For instance, over the past 12 months, nearly 4 in 10 (37%) Gen Zers have increased their employer-sponsored retirement plan (ESRP) deferral rates, compared with less than a third (29%) of Millennials, while 16% have decreased their respective contribution levels—double the 8% figure that Millennials cite. 

Meanwhile, overall mean deferral rates are at 7.5% of salary, or $2,700 annually among Gen Zers, which is a higher percentage rate than the 6% cited by Millennials and Gen Xers, whose mean contributions are $3,900 and $4,000, respectively, the report shows. “Even so, extra guidance and education could benefit Gen Z participants to ensure they are maximizing their full savings potential, as many retirees often wish they started saving more earlier,” says Davis. 

For purposes of the research, the firm defines Gen Z as ages 26 and younger. Gen Z represents more than one-tenth of current and former retirement plan participants ages 18 and older who are either actively contributing at least 1% to a current plan and/or have $5,000 or more in at least one former plan.

Risk-Takers

While Gen Zers are young and full of energy, the study isn’t necessarily referring to bungee jumping or skydiving. According to the firm’s latest research, even after the collapse of the cryptocurrency markets, nearly half (49%) of Gen Zers still have money invested in digital assets—in sharp contrast to Millennials (38%) and Gen Xers (19%). Another 30% of Gen Zers indicated that they are not currently invested in digital assets but are likely to start using them.    

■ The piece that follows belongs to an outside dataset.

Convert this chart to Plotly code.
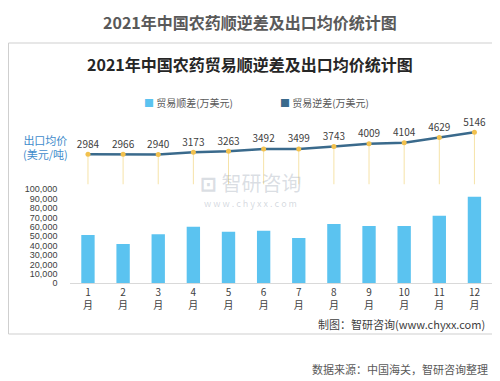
import plotly.graph_objects as go

months = ["1", "2", "3", "4", "5", "6", "7", "8", "9", "10", "11", "12"]
month_labels = [m + "<br>月" for m in months]
trade_surplus = [51400, 41800, 52100, 60200, 54900, 56000, 48200, 63100, 61000, 61000, 71900, 92100]
export_price = [2984, 2966, 2940, 3173, 3263, 3492, 3499, 3743, 4009, 4104, 4629, 5146]
y_ticks = [0, 10000, 20000, 30000, 40000, 50000, 60000, 70000, 80000, 90000, 100000]

# page body has an 8px default margin; map screen pixels to figure fractions
OFF = 8
W, H = 492, 373
FONT = "Noto Sans CJK SC"

def px(x):
    return (x - OFF) / W

def py(y):
    return (H - (y - OFF)) / H

fig = go.Figure()

fig.add_trace(go.Bar(
    x=month_labels, y=trade_surplus, name="贸易顺差(万美元)",
    marker=dict(color="#5bc3f0", line=dict(width=0)),
    width=0.38, xaxis="x", yaxis="y", showlegend=False,
))

fig.add_trace(go.Scatter(
    x=month_labels, y=export_price, name="出口均价",
    mode="lines+markers+text",
    line=dict(color="#3a6a8c", width=2.5),
    marker=dict(color="#f2c14e", size=5),
    text=[str(v) for v in export_price], textposition="top center",
    textfont=dict(size=10, color="#404040", family=FONT),
    error_y=dict(type="data", symmetric=False, array=[0] * len(export_price),
                 arrayminus=export_price, color="#f6e3a8", thickness=1, width=0),
    xaxis="x", yaxis="y2", showlegend=False, cliponaxis=False,
))

fig.update_layout(
    width=W, height=H, autosize=False,
    margin=dict(l=0, r=0, t=0, b=0, pad=0, autoexpand=False),
    paper_bgcolor="white", plot_bgcolor="rgba(0,0,0,0)",
    font=dict(family=FONT, color="#404040"),
    showlegend=False,
    xaxis=dict(
        domain=[px(70.4), px(492)], anchor="y", range=[-0.5, 11.5],
        tickvals=month_labels, ticktext=month_labels,
        showline=True, linecolor="#d9d9d9", linewidth=1,
        showgrid=False, ticks="", tickfont=dict(size=10, color="#404040"),
        automargin=False, fixedrange=True,
    ),
    yaxis=dict(
        domain=[py(283.3), py(189.3)], range=[0, 100000],
        tickvals=y_ticks, tickformat=",", showgrid=False, zeroline=False,
        ticks="", tickfont=dict(size=9, color="#404040", family="Liberation Sans"),
        ticklabelstandoff=12, automargin=False,
    ),
    yaxis2=dict(
        domain=[py(184.5), py(123.5)], range=[0, 6000], anchor="x",
        visible=False, showgrid=False, zeroline=False, automargin=False,
    ),
)

shapes = [
    dict(type="rect", xref="paper", yref="paper",
         x0=px(8.5), x1=px(493), y0=py(334), y1=py(43),
         line=dict(color="#cfcfcf", width=1), fillcolor="rgba(0,0,0,0)", layer="below"),
]
fig.update_layout(shapes=shapes)

ann = []
ann.append(dict(text="<b>2021年中国农药顺逆差及出口均价统计图</b>", x=px(250), y=py(8.5),
                xref="paper", yref="paper", showarrow=False, xanchor="center", yanchor="top",
                borderpad=0,
                font=dict(size=16, color="#595959", family=FONT)))
ann.append(dict(text="<b>2021年中国农药贸易顺逆差及出口均价统计图</b>", x=px(250), y=py(64),
                xref="paper", yref="paper", showarrow=False, xanchor="center", yanchor="middle",
                font=dict(size=16, color="#262626", family=FONT)))
# legend
ann.append(dict(text="<span style='color:#5bc3f0'>■</span> 贸易顺差(万美元)", x=px(142), y=py(103),
                xref="paper", yref="paper", showarrow=False, xanchor="left", yanchor="middle",
                font=dict(size=10, color="#595959", family=FONT)))
ann.append(dict(text="<span style='color:#3a6a8c'>■</span> 贸易逆差(万美元)", x=px(278), y=py(103),
                xref="paper", yref="paper", showarrow=False, xanchor="left", yanchor="middle",
                font=dict(size=10, color="#595959", family=FONT)))
ann.append(dict(text="出口均价<br>(美元/吨)", x=px(45), y=py(147),
                xref="paper", yref="paper", showarrow=False, xanchor="center", yanchor="middle",
                align="center", font=dict(size=11, color="#3f8ccb", family=FONT)))
# watermark
ann.append(dict(text="<b>⊡</b> 智研咨询", x=px(250), y=py(182),
                xref="paper", yref="paper", showarrow=False, xanchor="center", yanchor="middle",
                font=dict(size=20, color="rgba(150,160,175,0.35)", family=FONT)))
ann.append(dict(text="w w w . c h y x x . c o m", x=px(250), y=py(203),
                xref="paper", yref="paper", showarrow=False, xanchor="center", yanchor="middle",
                font=dict(size=9, color="rgba(150,160,175,0.4)", family=FONT)))
ann.append(dict(text="制图：智研咨询(www.chyxx.com)", x=px(487), y=py(324),
                xref="paper", yref="paper", showarrow=False, xanchor="right", yanchor="middle",
                font=dict(size=11, color="#404040", family=FONT)))
ann.append(dict(text="数据来源：中国海关，智研咨询整理", x=px(490), y=py(369),
                xref="paper", yref="paper", showarrow=False, xanchor="right", yanchor="middle",
                font=dict(size=11, color="#595959", family=FONT)))
fig.update_layout(annotations=ann)

fig.write_html("out.html")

And while others may be turning away from ESG investing amid a contentious political debate, enthusiasm for ESG investing within employer-sponsored retirement plans is strongest among Gen Zers (37%).

Optimistic Yet Underprepared

Similarly, Gen Zers, alongside Millennials, report more optimistic outlooks about the U.S. economy and global markets. However, this generation is least equipped to tackle the unexpected, hence the boomerang phenomenon some empty nesters inevitably face, explains Davis.  

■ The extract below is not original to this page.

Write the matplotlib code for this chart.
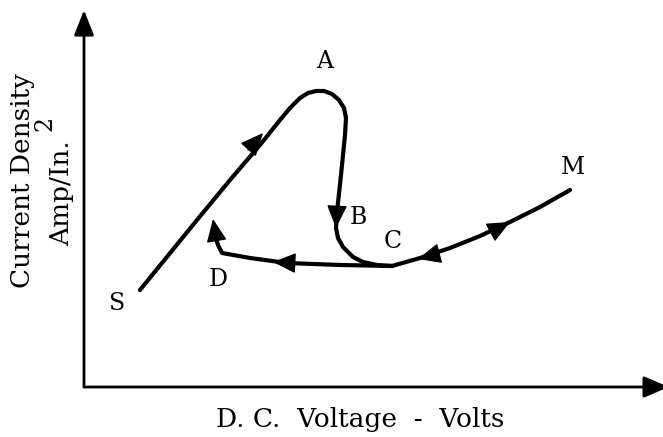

At the aggregate level, 1 in 10 participants (10%)—most visibly Gen Zers (14%)—does not have any money set aside for emergency expenses, underscoring the need for emergency savings account (ESA) mechanisms in the market, the study suggests.  

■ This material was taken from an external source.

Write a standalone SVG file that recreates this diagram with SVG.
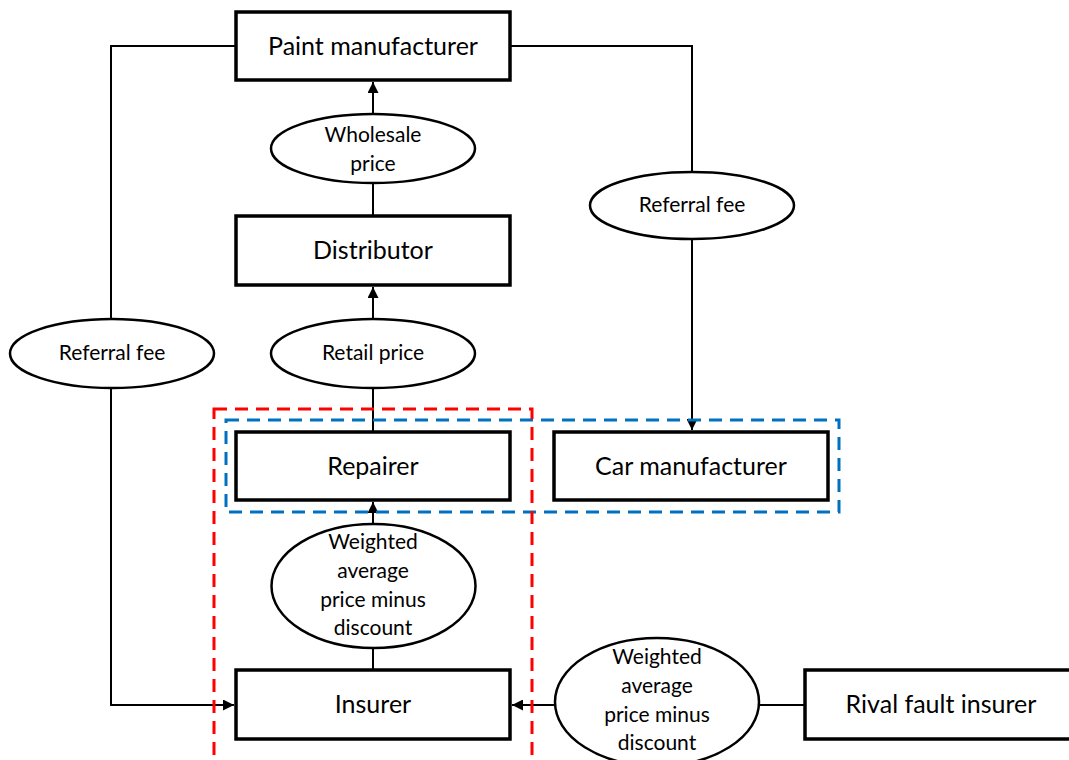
<svg xmlns="http://www.w3.org/2000/svg" width="1069" height="760" viewBox="0 0 1069 760">
<style>
.box{fill:#fff;stroke:#000;stroke-width:3.5}
.ell{fill:#fff;stroke:#000;stroke-width:2.5}
.bt{font-family:Lato,"Liberation Sans",sans-serif;font-size:25px;fill:#000;text-anchor:middle}
.et{font-family:Lato,"Liberation Sans",sans-serif;font-size:21px;fill:#000;text-anchor:middle}
.ln{fill:none;stroke:#000;stroke-width:2}
.arr{fill:none;stroke:#000;stroke-width:2;marker-end:url(#ah)}
</style>
<defs>
<marker id="ah" viewBox="0 0 10 10" refX="10" refY="5" markerWidth="5.5" markerHeight="5.5" orient="auto" markerUnits="strokeWidth">
<path d="M0,0 L10,5 L0,10 z" fill="#000"/>
</marker>
</defs>
<rect width="1069" height="760" fill="#fff"/>
<g id="connectors">
<polyline class="ln" points="236,46 111,46 111,319"/>
<polyline class="arr" points="111,388 111,705 234,705"/>
<polyline class="ln" points="510,46 692,46 692,172"/>
<polyline class="arr" points="692,239 692,430"/>
<line class="arr" x1="373" y1="114" x2="373" y2="82"/>
<line class="ln" x1="373" y1="183" x2="373" y2="216"/>
<line class="arr" x1="373" y1="319" x2="373" y2="287"/>
<line class="ln" x1="373" y1="388" x2="373" y2="432"/>
<line class="arr" x1="373" y1="524" x2="373" y2="502"/>
<line class="ln" x1="373" y1="648" x2="373" y2="670"/>
<line class="ln" x1="805" y1="705" x2="759" y2="705"/>
<line class="arr" x1="555" y1="705" x2="512" y2="705"/>
</g>
<g id="paint"><rect class="box" x="236" y="12" width="274" height="68"/><text class="bt" x="373" y="55">Paint manufacturer</text></g>
<g id="wholesale"><ellipse class="ell" cx="373" cy="148.5" rx="102" ry="34.5"/><text class="et" x="373" y="142">Wholesale</text><text class="et" x="373" y="171">price</text></g>
<g id="distributor"><rect class="box" x="236" y="216" width="274" height="69"/><text class="bt" x="373" y="259">Distributor</text></g>
<g id="referral-left"><ellipse class="ell" cx="112" cy="353.5" rx="102" ry="34.5"/><text class="et" x="112" y="360">Referral fee</text></g>
<g id="retail"><ellipse class="ell" cx="373" cy="353.5" rx="102" ry="34.5"/><text class="et" x="373" y="360">Retail price</text></g>
<g id="referral-right"><ellipse class="ell" cx="692" cy="205.5" rx="102" ry="33.5"/><text class="et" x="692" y="212">Referral fee</text></g>
<g id="repairer"><rect class="box" x="236" y="432" width="274" height="68"/><text class="bt" x="373" y="475">Repairer</text></g>
<g id="car"><rect class="box" x="554" y="432" width="274" height="68"/><text class="bt" x="691" y="475">Car manufacturer</text></g>
<g id="weighted1"><ellipse class="ell" cx="373.5" cy="586" rx="102" ry="62"/><text class="et" x="373" y="549">Weighted</text><text class="et" x="373" y="578">average</text><text class="et" x="373" y="607">price minus</text><text class="et" x="373" y="635">discount</text></g>
<g id="insurer"><rect class="box" x="236" y="670" width="274" height="69"/><text class="bt" x="373" y="713">Insurer</text></g>
<g id="weighted2"><ellipse class="ell" cx="657" cy="702" rx="102" ry="64"/><text class="et" x="657" y="664">Weighted</text><text class="et" x="657" y="693">average</text><text class="et" x="657" y="722">price minus</text><text class="et" x="657" y="750">discount</text></g>
<g id="rival"><rect class="box" x="805" y="670" width="280" height="69"/><text class="bt" x="941" y="713">Rival fault insurer</text></g>
<g id="groups">
<rect x="226" y="420" width="613" height="92" fill="none" stroke="#0070C0" stroke-width="3" stroke-dasharray="13,8"/>
<rect x="214" y="409" width="318" height="380" fill="none" stroke="#FF0000" stroke-width="3" stroke-dasharray="13,8"/>
</g>
</svg>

Perhaps even more surprising is that estimated retirement savings goals are lowest among this cohort. According to the firm’s research, the overall mean goal is $946,000 across all types of accounts (ESRPs, IRAs, taxable brokerage accounts, bank accounts and other vehicles), ranging from a low of $498,000 among Gen Zers to a high of $1.2 million among second-wave Boomers and $957,000 among Millennials. 

By average, ESRP goals are just $285,000 among Gen Zers, nearly half the $522,000 figure second-wave Boomers cite and considerably trailing the $453,000 figure Millennials cite, the study shows.  

“These dramatic differences in retirement savings estimates showcase how much Gen Zers could benefit from provider education, particularly on how much is required to live comfortably in retirement,” emphasizes Davis. 

Advice and Communication

While overall robo-advisor use is supposedly starting to taper, Gen Zers report the greatest adoption at 90%, according to the firm’s research. As one might expect, this cohort is more at ease with different styles of accessing retirement planning advice and support. 

In fact, nearly 3 in 10 Gen Zers prefer working with plan advisors via text (29% vs. 21% of Millennials), and assuming employer availability, nearly 4 in 10 Gen Zers (39%) are interested in fee-based retirement planning advice from a financial advisor.

And while most participants are logging into provider websites simply to check account balances, more than a fifth of Gen Zers are prompted via email and mobile app notifications. Consequently, Davis suggests that cross-selling opportunities are promising within this new cohort, as many Gen Zers are open to product marketing via texts (33% vs. 24% of Millennials) and social media (29% vs. 19% of Millennials).

“First impressions aside, what I find most exciting about Gen Zers is that they offer providers a fresh start in educating and engaging the next generation of retirement savers,” the Cogent executive says in a concluding observation.